Fifteen Great Ideas
7. Leave no canvas blank.
A tent shouldn’t feel like a sealed, claustrophobic cell. For an outdoor reception in a wooded area, event designer Frank Alexander used a single layer of sheer voile imprinted with trees around the tent’s perimeter. The setting sun silhouetted the real trees outside and cast the room in an ambient orange (from $12,500, 212-677-5176; frankalexandernyc.com).
8. Keep kids occupied (and mom and dad happy).

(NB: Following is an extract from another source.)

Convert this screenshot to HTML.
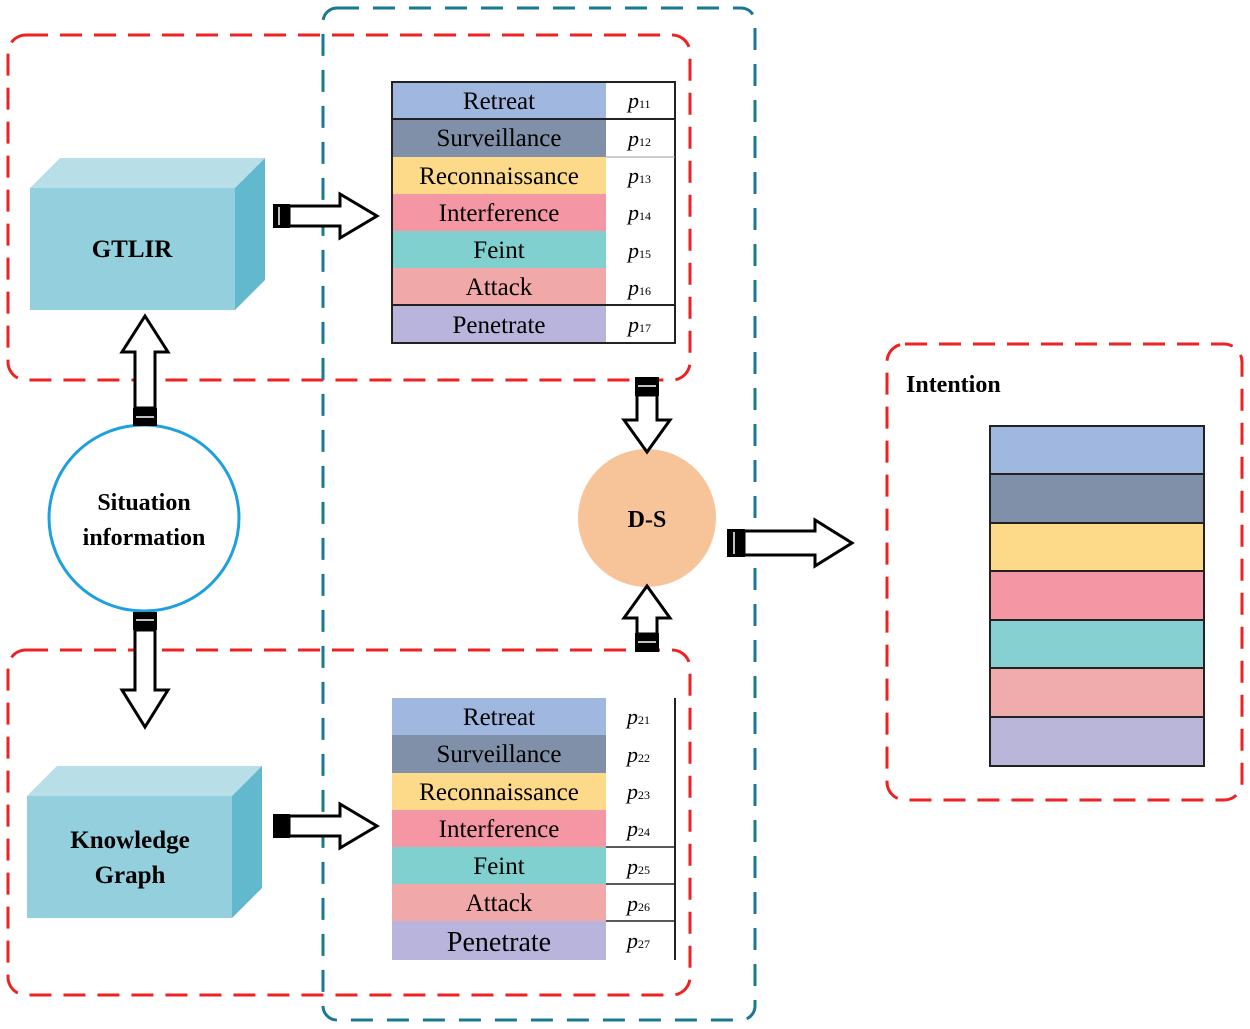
<!DOCTYPE html>
<html><head><meta charset="utf-8"><style>
html,body{margin:0;padding:0;background:#fff;}
svg{display:block;}
svg text{font-family:"Liberation Serif","DejaVu Serif",serif;}
</style></head><body>
<svg width="1250" height="1029" viewBox="0 0 1250 1029" xmlns="http://www.w3.org/2000/svg">
<rect x="8" y="35" width="682" height="345" rx="18" fill="none" stroke="#ee2222" stroke-width="3" stroke-dasharray="22,12"/>
<rect x="8" y="650" width="682" height="345" rx="18" fill="none" stroke="#ee2222" stroke-width="3" stroke-dasharray="22,12"/>
<rect x="323" y="8" width="432" height="1012" rx="14" fill="none" stroke="#1a7890" stroke-width="3" stroke-dasharray="22,14"/>
<rect x="887" y="344" width="355" height="456" rx="18" fill="none" stroke="#ee2222" stroke-width="3" stroke-dasharray="22,12"/>

<polygon points="30,188 60,158 265,158 235,188" fill="#b8dfe8"/>
<polygon points="235,188 265,158 265,280 235,310" fill="#62b8cc"/>
<rect x="30" y="188" width="205" height="122" fill="#93cfdc"/>
<text x="132" y="257" text-anchor="middle" font-size="25" font-weight="bold">GTLIR</text>

<polygon points="27,796 57,766 262,766 232,796" fill="#b8dfe8"/>
<polygon points="232,796 262,766 262,888 232,918" fill="#62b8cc"/>
<rect x="27" y="796" width="205" height="122" fill="#93cfdc"/>
<text x="130" y="848" text-anchor="middle" font-size="25" font-weight="bold">Knowledge</text>
<text x="130" y="883" text-anchor="middle" font-size="25" font-weight="bold">Graph</text>

<ellipse cx="144" cy="518" rx="95" ry="93" fill="#fff" stroke="#1ea0e0" stroke-width="3"/>
<text x="144" y="510" text-anchor="middle" font-size="24" font-weight="bold">Situation</text>
<text x="144" y="545" text-anchor="middle" font-size="24" font-weight="bold">information</text>

<circle cx="647" cy="518" r="69" fill="#f7c49a"/>
<text x="647" y="527" text-anchor="middle" font-size="24" font-weight="bold">D-S</text>

<g font-size="25">
<g>
<rect x="392" y="82" width="214" height="37" fill="#a0b8e0"/>
<rect x="392" y="119" width="214" height="38" fill="#8090a8"/>
<rect x="392" y="157" width="214" height="37" fill="#fdd98a"/>
<rect x="392" y="194" width="214" height="37" fill="#f496a4"/>
<rect x="392" y="231" width="214" height="37" fill="#80d0d0"/>
<rect x="392" y="268" width="214" height="37" fill="#f0a8a8"/>
<rect x="392" y="305" width="214" height="38" fill="#b8b4dc"/>
<rect x="392" y="82" width="283" height="261" fill="none" stroke="#222" stroke-width="2"/>
<line x1="392" y1="119" x2="675" y2="119" stroke="#222" stroke-width="2"/>
<line x1="606" y1="157" x2="675" y2="157" stroke="#999" stroke-width="1"/>
<line x1="392" y1="305" x2="675" y2="305" stroke="#222" stroke-width="2"/>
<text x="499" y="109" text-anchor="middle">Retreat</text>
<text x="499" y="146" text-anchor="middle">Surveillance</text>
<text x="499" y="184" text-anchor="middle">Reconnaissance</text>
<text x="499" y="221" text-anchor="middle">Interference</text>
<text x="499" y="258" text-anchor="middle">Feint</text>
<text x="499" y="295" text-anchor="middle">Attack</text>
<text x="499" y="333" text-anchor="middle">Penetrate</text>
<g font-style="italic" font-size="22">
<text x="628" y="108">p<tspan font-size="12" font-style="normal">11</tspan></text>
<text x="628" y="146">p<tspan font-size="12" font-style="normal">12</tspan></text>
<text x="628" y="183">p<tspan font-size="12" font-style="normal">13</tspan></text>
<text x="628" y="220">p<tspan font-size="12" font-style="normal">14</tspan></text>
<text x="628" y="258">p<tspan font-size="12" font-style="normal">15</tspan></text>
<text x="628" y="295">p<tspan font-size="12" font-style="normal">16</tspan></text>
<text x="628" y="332">p<tspan font-size="12" font-style="normal">17</tspan></text>
</g>
</g>
<g>
<rect x="392" y="698" width="214" height="37" fill="#a0b8e0"/>
<rect x="392" y="735" width="214" height="38" fill="#8090a8"/>
<rect x="392" y="773" width="214" height="37" fill="#fdd98a"/>
<rect x="392" y="810" width="214" height="37" fill="#f496a4"/>
<rect x="392" y="847" width="214" height="37" fill="#80d0d0"/>
<rect x="392" y="884" width="214" height="37" fill="#f0a8a8"/>
<rect x="392" y="921" width="214" height="39" fill="#b8b4dc"/>
<line x1="675" y1="698" x2="675" y2="960" stroke="#222" stroke-width="2"/>
<line x1="606" y1="847" x2="675" y2="847" stroke="#222" stroke-width="1.5"/>
<line x1="606" y1="884" x2="675" y2="884" stroke="#222" stroke-width="1.5"/>
<line x1="606" y1="921" x2="675" y2="921" stroke="#222" stroke-width="1.5"/>
<text x="499" y="725" text-anchor="middle">Retreat</text>
<text x="499" y="762" text-anchor="middle">Surveillance</text>
<text x="499" y="800" text-anchor="middle">Reconnaissance</text>
<text x="499" y="837" text-anchor="middle">Interference</text>
<text x="499" y="874" text-anchor="middle">Feint</text>
<text x="499" y="911" text-anchor="middle">Attack</text>
<text x="499" y="951" text-anchor="middle" font-size="28">Penetrate</text>
<g font-style="italic" font-size="22">
<text x="627" y="724">p<tspan font-size="12" font-style="normal">21</tspan></text>
<text x="627" y="762">p<tspan font-size="12" font-style="normal">22</tspan></text>
<text x="627" y="799">p<tspan font-size="12" font-style="normal">23</tspan></text>
<text x="627" y="836">p<tspan font-size="12" font-style="normal">24</tspan></text>
<text x="627" y="874">p<tspan font-size="12" font-style="normal">25</tspan></text>
<text x="627" y="911">p<tspan font-size="12" font-style="normal">26</tspan></text>
<text x="627" y="948">p<tspan font-size="12" font-style="normal">27</tspan></text>
</g>
</g>
</g>

<text x="906" y="392" font-size="24" font-weight="bold">Intention</text>
<g stroke="#222" stroke-width="2">
<rect x="990" y="426" width="214" height="48" fill="#a0b8e0"/>
<rect x="990" y="474" width="214" height="49" fill="#8090a8"/>
<rect x="990" y="523" width="214" height="48" fill="#fdd98a"/>
<rect x="990" y="571" width="214" height="49" fill="#f496a4"/>
<rect x="990" y="620" width="214" height="48" fill="#86d0d2"/>
<rect x="990" y="668" width="214" height="49" fill="#f0acac"/>
<rect x="990" y="717" width="214" height="49" fill="#bab6da"/>
</g>

<g fill="#fff" stroke="#000" stroke-width="3" stroke-linejoin="miter">
<polygon points="289,206 340,206 340,194 377,216 340,238 340,226 289,226"/>
<polygon points="289,816 340,816 340,804 377,826 340,848 340,836 289,836"/>
<polygon points="135,408 135,352 122,352 145,316 168,352 155,352 155,408"/>
<polygon points="135,630 135,690 122,690 145,727 168,690 155,690 155,630"/>
<polygon points="637,395 637,420 624,420 647,452 670,420 657,420 657,395"/>
<polygon points="637,634 637,618 624,618 647,586 670,618 657,618 657,634"/>
<polygon points="744,531 815,531 815,520 852,543 815,566 815,555 744,555"/>
</g>
<g fill="#000">
<rect x="273" y="204" width="17" height="24"/>
<rect x="273" y="814" width="17" height="24"/>
<rect x="133" y="408" width="24" height="18"/>
<rect x="133" y="612" width="24" height="18"/>
<rect x="635" y="377" width="24" height="19"/>
<rect x="635" y="633" width="24" height="19"/>
<rect x="727" y="529" width="18" height="28"/>
</g>
<g stroke="#fff" stroke-width="1.5">
<line x1="279" y1="207" x2="279" y2="225"/>
<line x1="136" y1="417" x2="154" y2="417"/>
<line x1="136" y1="620" x2="154" y2="620"/>
<line x1="638" y1="386" x2="656" y2="386"/>
<line x1="638" y1="642" x2="656" y2="642"/>
<line x1="734" y1="532" x2="734" y2="554"/>
</g>
</svg>
</body></html>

Children are great at weddings—unless they’re bored and wailing. If the kids are old enough (8 to 12), create a kids’ table somewhere far from parents—“so both can enjoy themselves,” says Fête’s Josh Brooks. “You can put things like sketch pads and colored pencils on their table, and still have an elegant-looking tabletop that matches the rest of the wedding’s décor.” Or better yet, splurge, and create a separate haven for them with movies, toys, sleeping bags and, most importantly, a babysitter. The Baby Sitters’ Guild can send nannies and entertainment (from $50 per hour, per sitter; 212-682-0227; babysittersguild.com).
9. Let guests ham it up.
Have your photographer set up a portrait photo studio on-site (it’s usually against a blank wall or a seamless backdrop), where guests can take unlimited digital pictures of themselves. Photographer Brian Dorsey posts them on his website, so everyone can order prints ($1,750; 212-227-6772; briandorseystudios.com). After a few drinks, even the camera-shy will give it a turn. For the newlyweds, it’s another whole set of pics to obsess over after the party.